== WHAT IS NEEDED ==
Copy out the line that contains "Clone this chart", the line that contains "const canvasRef = useRef<HTMLCanvasElement", and every line between them, exactly, and nothing else.

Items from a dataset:
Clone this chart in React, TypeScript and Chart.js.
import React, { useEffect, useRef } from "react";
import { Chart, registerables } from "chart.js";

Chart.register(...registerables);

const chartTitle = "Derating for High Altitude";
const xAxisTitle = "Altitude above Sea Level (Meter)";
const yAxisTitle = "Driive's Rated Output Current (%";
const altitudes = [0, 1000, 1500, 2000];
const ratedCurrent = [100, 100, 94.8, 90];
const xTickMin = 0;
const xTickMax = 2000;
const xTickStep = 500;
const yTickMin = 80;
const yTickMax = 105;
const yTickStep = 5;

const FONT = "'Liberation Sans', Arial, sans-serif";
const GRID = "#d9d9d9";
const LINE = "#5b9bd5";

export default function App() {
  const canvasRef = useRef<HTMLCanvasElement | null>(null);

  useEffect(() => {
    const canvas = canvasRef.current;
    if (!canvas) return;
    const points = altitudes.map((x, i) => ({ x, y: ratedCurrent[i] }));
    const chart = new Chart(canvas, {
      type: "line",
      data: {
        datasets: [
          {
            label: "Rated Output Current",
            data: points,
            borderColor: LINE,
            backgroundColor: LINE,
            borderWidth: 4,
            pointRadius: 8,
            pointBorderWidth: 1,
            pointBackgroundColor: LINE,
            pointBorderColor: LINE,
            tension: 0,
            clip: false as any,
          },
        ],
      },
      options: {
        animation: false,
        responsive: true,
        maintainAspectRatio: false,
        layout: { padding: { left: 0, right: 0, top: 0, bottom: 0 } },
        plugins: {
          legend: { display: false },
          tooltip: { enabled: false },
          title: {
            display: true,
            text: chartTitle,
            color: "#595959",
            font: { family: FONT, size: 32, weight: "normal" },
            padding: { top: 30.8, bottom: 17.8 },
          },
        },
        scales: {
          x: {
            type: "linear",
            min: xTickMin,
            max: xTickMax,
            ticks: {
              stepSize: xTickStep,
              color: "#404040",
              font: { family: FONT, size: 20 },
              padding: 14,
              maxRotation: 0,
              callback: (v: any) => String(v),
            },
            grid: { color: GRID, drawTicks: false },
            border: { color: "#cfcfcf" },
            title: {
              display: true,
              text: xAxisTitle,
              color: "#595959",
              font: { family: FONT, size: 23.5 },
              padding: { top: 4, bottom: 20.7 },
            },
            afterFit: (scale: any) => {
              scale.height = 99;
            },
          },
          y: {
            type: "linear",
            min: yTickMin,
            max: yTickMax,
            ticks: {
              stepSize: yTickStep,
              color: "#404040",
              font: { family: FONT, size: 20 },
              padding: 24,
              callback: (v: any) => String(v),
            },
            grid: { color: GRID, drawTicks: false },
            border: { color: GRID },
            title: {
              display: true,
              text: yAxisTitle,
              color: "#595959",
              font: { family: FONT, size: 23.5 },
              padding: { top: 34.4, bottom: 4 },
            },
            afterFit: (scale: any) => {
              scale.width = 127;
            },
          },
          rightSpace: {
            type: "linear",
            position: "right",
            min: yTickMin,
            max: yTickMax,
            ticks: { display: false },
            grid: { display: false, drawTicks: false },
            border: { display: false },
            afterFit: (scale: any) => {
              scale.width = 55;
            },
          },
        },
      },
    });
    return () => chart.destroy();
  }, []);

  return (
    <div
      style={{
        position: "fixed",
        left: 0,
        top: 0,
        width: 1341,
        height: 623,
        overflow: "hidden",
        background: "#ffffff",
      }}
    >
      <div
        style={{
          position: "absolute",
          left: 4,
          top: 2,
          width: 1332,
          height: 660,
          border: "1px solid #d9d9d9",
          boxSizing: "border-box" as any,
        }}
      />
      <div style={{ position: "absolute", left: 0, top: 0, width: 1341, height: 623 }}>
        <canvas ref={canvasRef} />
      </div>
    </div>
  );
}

...

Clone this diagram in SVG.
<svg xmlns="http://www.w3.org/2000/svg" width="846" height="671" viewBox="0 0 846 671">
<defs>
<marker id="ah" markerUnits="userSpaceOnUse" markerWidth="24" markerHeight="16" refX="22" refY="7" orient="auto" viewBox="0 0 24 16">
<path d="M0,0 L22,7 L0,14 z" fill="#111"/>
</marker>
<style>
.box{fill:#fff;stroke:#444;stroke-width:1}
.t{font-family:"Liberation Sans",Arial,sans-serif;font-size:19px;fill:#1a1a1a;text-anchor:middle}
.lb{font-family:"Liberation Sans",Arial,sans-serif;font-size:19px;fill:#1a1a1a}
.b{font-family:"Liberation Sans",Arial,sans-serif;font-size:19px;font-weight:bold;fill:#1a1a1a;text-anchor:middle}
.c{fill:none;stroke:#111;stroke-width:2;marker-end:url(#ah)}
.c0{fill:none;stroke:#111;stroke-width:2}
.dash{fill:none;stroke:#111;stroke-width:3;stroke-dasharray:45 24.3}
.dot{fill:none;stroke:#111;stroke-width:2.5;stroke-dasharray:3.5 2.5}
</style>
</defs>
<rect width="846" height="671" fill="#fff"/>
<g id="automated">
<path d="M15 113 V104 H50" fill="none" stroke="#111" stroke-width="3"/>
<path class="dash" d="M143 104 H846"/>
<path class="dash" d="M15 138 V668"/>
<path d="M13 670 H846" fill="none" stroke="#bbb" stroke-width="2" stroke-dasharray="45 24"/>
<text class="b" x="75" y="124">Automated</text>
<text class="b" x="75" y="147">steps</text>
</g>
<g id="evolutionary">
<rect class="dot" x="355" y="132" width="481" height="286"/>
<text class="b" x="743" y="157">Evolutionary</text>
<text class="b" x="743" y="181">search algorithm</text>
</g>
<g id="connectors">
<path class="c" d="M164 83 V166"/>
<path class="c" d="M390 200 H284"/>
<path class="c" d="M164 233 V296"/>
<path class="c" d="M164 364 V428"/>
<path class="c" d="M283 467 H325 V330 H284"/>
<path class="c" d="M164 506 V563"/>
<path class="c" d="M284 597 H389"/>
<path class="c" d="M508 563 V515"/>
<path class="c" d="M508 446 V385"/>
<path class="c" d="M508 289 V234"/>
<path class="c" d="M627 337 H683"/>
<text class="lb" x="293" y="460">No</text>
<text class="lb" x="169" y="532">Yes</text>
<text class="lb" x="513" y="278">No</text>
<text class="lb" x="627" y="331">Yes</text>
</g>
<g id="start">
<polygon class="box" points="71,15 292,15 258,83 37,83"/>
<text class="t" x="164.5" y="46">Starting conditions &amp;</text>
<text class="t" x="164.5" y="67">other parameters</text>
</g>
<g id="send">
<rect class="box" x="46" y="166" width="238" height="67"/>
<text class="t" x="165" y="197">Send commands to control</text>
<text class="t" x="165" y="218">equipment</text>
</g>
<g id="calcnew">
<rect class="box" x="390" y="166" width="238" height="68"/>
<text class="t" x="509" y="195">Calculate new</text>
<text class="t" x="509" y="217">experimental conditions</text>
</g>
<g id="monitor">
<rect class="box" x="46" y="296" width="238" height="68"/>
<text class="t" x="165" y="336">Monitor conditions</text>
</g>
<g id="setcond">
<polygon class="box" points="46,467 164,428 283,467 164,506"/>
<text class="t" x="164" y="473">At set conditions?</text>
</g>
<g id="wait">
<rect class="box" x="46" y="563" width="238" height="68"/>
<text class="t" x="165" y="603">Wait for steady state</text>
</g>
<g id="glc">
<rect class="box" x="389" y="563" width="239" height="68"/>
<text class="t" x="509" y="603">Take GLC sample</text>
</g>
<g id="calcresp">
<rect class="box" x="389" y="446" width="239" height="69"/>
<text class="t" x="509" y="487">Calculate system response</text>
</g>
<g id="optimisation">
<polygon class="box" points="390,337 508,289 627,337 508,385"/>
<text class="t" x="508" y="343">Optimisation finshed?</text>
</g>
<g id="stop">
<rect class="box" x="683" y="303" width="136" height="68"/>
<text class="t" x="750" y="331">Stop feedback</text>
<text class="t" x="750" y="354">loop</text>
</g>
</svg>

== TASK ANSWER ==
Clone this chart in React, TypeScript and Chart.js.
import React, { useEffect, useRef } from "react";
import { Chart, registerables } from "chart.js";

Chart.register(...registerables);

const chartTitle = "Derating for High Altitude";
const xAxisTitle = "Altitude above Sea Level (Meter)";
const yAxisTitle = "Driive's Rated Output Current (%";
const altitudes = [0, 1000, 1500, 2000];
const ratedCurrent = [100, 100, 94.8, 90];
const xTickMin = 0;
const xTickMax = 2000;
const xTickStep = 500;
const yTickMin = 80;
const yTickMax = 105;
const yTickStep = 5;

const FONT = "'Liberation Sans', Arial, sans-serif";
const GRID = "#d9d9d9";
const LINE = "#5b9bd5";

export default function App() {
  const canvasRef = useRef<HTMLCanvasElement | null>(null);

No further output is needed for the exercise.